Gwen Westerman stood on the stage at the Edina Performing Arts Center, speaking in Dakota to the audience.
After a bit of prompting in English, the 10th grade students were able to piece together what she was saying.
Her message to the students: This is the land of the Dakota.
Westerman, director of the Humanities Program at Minnesota State University Mankato, spoke to the Pre-AP English students on Friday, Dec. 14, about the Dakota culture as the conclusion of the classes’ project on colonization.
Westerman said afterward that although the students may not remember everything she said, they’ll remember hearing the Dakota language and know that Minnesota is a Dakota place, which will help as they form their worldview.
It’s important to reach out to young people who are still shaping their view of history and the world. Students will take away the notion that Dakota people still exist and they are an educated and articulate people, she said.
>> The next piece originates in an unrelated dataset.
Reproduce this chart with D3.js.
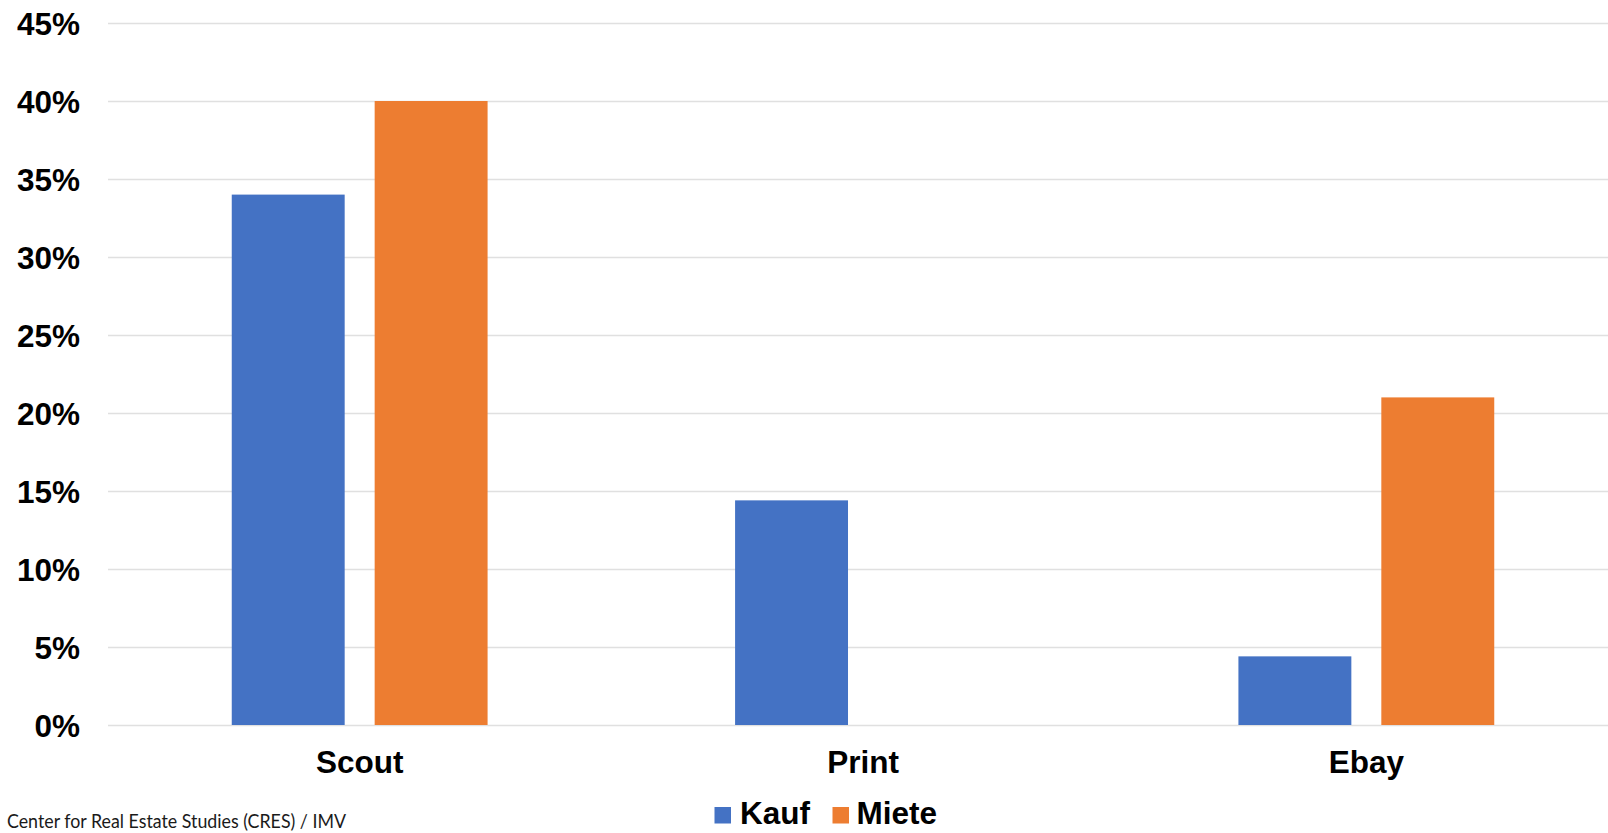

She was told to always begin by speaking in Dakota so that people know the language is still alive. The Dakota are working hard to ensure that children grow up speaking the language.
When she asked how many students speak the language of their parents at home, students said they speak Greek, Tibetan and Dutch at home. When she asked how many students are of Norwegian descent and speak Norwegian at home, no students raised their hands. A spattering of students raised their hands when she asked if they speak the language of their German ancestors.
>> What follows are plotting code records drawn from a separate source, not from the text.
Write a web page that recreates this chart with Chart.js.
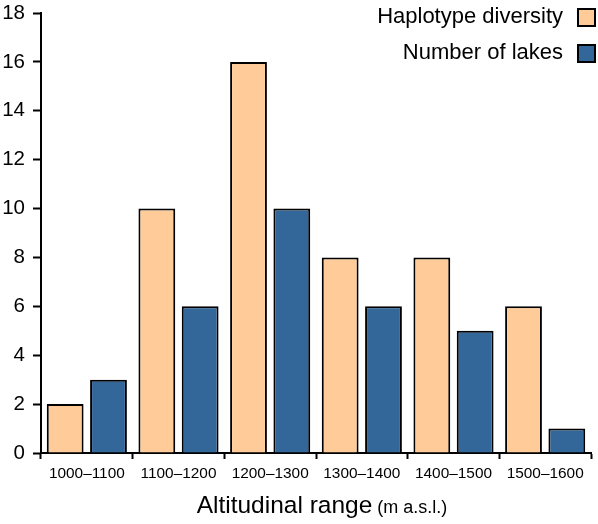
<!DOCTYPE html>
<html>
<head>
<meta charset="utf-8">
<script src="https://cdn.jsdelivr.net/npm/chart.js@4.4.1/dist/chart.umd.min.js"></script>
<style>
  html, body { margin: 0; padding: 0; background: #fff; }
  #wrap { width: 598px; height: 524px; position: relative; }
</style>
</head>
<body>
<div id="wrap"><canvas id="chart"></canvas></div>
<script>
// Données
const categories = ['1000–1100', '1100–1200', '1200–1300', '1300–1400', '1400–1500', '1500–1600'];
const haplotypeDiversity = [2, 10, 16, 8, 8, 6];
const numberOfLakes = [3, 6, 10, 6, 5, 1];
const seriesNames = ['Haplotype diversity', 'Number of lakes'];
const seriesColors = ['#FFCC99', '#336699'];

const font = '"Liberation Sans", Arial, sans-serif';

// Légende à droite (texte puis carré) et titre de l'axe x en deux tailles
const customDraw = {
  id: 'customDraw',
  afterDraw(chart) {
    const ctx = chart.ctx;
    ctx.save();
    // légende
    const rows = [17, 53];
    chart.data.datasets.forEach((ds, i) => {
      const y = rows[i];
      ctx.font = '22px ' + font;
      ctx.fillStyle = '#000';
      ctx.textAlign = 'right';
      ctx.textBaseline = 'middle';
      ctx.fillText(ds.label, 563, y);
      ctx.fillStyle = ds.backgroundColor;
      ctx.fillRect(578, y - 8, 17, 17);
      ctx.lineWidth = 2;
      ctx.strokeStyle = '#000';
      ctx.strokeRect(578, y - 8, 17, 17);
    });
    // titre de l'axe x
    const t1 = 'Altitudinal range';
    const t2 = ' (m a.s.l.)';
    ctx.font = '24.5px ' + font;
    const w1 = ctx.measureText(t1).width;
    ctx.font = '18px ' + font;
    const w2 = ctx.measureText(t2).width;
    const xs = 322 - (w1 + w2) / 2;
    ctx.textAlign = 'left';
    ctx.textBaseline = 'alphabetic';
    ctx.fillStyle = '#000';
    ctx.font = '24.5px ' + font;
    ctx.fillText(t1, xs, 513);
    ctx.font = '18px ' + font;
    ctx.fillText(t2, xs + w1, 513);
    ctx.restore();
  }
};

new Chart(document.getElementById('chart').getContext('2d'), {
  type: 'bar',
  data: {
    labels: categories,
    datasets: [
      { label: seriesNames[0], data: haplotypeDiversity, backgroundColor: seriesColors[0] },
      { label: seriesNames[1], data: numberOfLakes, backgroundColor: seriesColors[1] }
    ]
  },
  options: {
    responsive: true,
    maintainAspectRatio: false,
    animation: false,
    layout: { padding: { top: 13, right: 7, left: 0, bottom: 0 } },
    datasets: {
      bar: {
        borderColor: '#000',
        borderWidth: 2,
        categoryPercentage: 0.945,
        barPercentage: 0.85
      }
    },
    plugins: {
      legend: { display: false },
      tooltip: { enabled: false }
    },
    scales: {
      x: {
        offset: true,
        grid: {
          offset: true,
          drawOnChartArea: false,
          drawTicks: true,
          tickLength: 6,
          tickWidth: 2,
          tickColor: '#000'
        },
        border: { color: '#000', width: 2 },
        ticks: {
          color: '#000',
          font: { family: font, size: 15.4 },
          padding: 6,
          maxRotation: 0
        },
        afterFit(scale) { scale.height = 71; }
      },
      y: {
        min: 0,
        max: 18,
        ticks: {
          stepSize: 2,
          color: '#000',
          font: { family: font, size: 20.5 },
          padding: 8
        },
        grid: {
          drawOnChartArea: false,
          tickLength: 8,
          tickWidth: 2,
          tickColor: '#000'
        },
        border: { color: '#000', width: 2 },
        afterFit(scale) {
          scale.width = 41;
          scale.paddingTop = 0;
          scale.paddingBottom = 0;
        }
      }
    }
  },
  plugins: [customDraw]
});
</script>
</body>
</html>
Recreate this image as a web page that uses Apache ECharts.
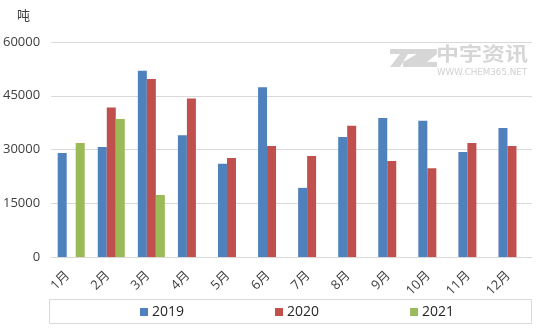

“Do you see how quickly a language can be lost when it’s not spoken in the home?” she pointed out. When Westerman’s great-great-grandmother came home from boarding school, where Indian children were forbidden to speak their language, she greeted her family members in English and her siblings didn’t know why, she said.
The problem today is that Dakota children are learning the language, but they don’t see a place for it in today’s society, she said. They say, “It doesn’t get me a job.”
However, Dakota words are always with Minnesotans because the state is full of them – Minnesota, Shakopee, Chaska, Winona, Mankato, Owatonna, Minnetonka, Wayzata.
“You speak Dakota every day without knowing it,” she said.
People know the story of Paul Bunyon and Babe the Blue Ox more than they know the story of the Dakota.
The Dakota believe they were created where the Minnesota and Mississippi rivers come together. Westerman pointed out that her roots are in Minnesota, even though the Dakota now live in South Dakota, where they were removed to in 1862.
Letters written by Dakota people dating back to 1835 that sit in the Minnesota Historical Society’s collection prove that the Dakota were able to read and write and weren’t “uneducated savages,” she said.
She began singing a song in Dakota from a 19th century Dakota child’s lesson book and students recognized the tune as “My Country, ‘Tis of Thee.”
“How ironic is that? My country. Sweet land of liberty. Land where my fathers died. My country, my country,” she asked.
Students also saw photos of Dakota men, while Westerman had students ponder why it’s important to remember the names of people.
“It takes away their identity,” she concluded.
She also showed the photos of the men who were the first to tell the Dakotans’ stories – all white, all missionaries.
A photo of Gov. Henry Hastings Sibley, Minnesota’s first governor, was among them. He led part of the troops during the 1863 Whitestone Hill massacre, where troops burned the homes and food of the Dakota, killed their horses and dogs and took the survivors as prisoners. She said Sibley was one of the founders of the Minnesota Historical Society that tells the story of the Dakota people.
She concluded by telling the students that the people who maintain archives choose the information that goes into exhibits.
“People have a lot of power over what is shown,” she said.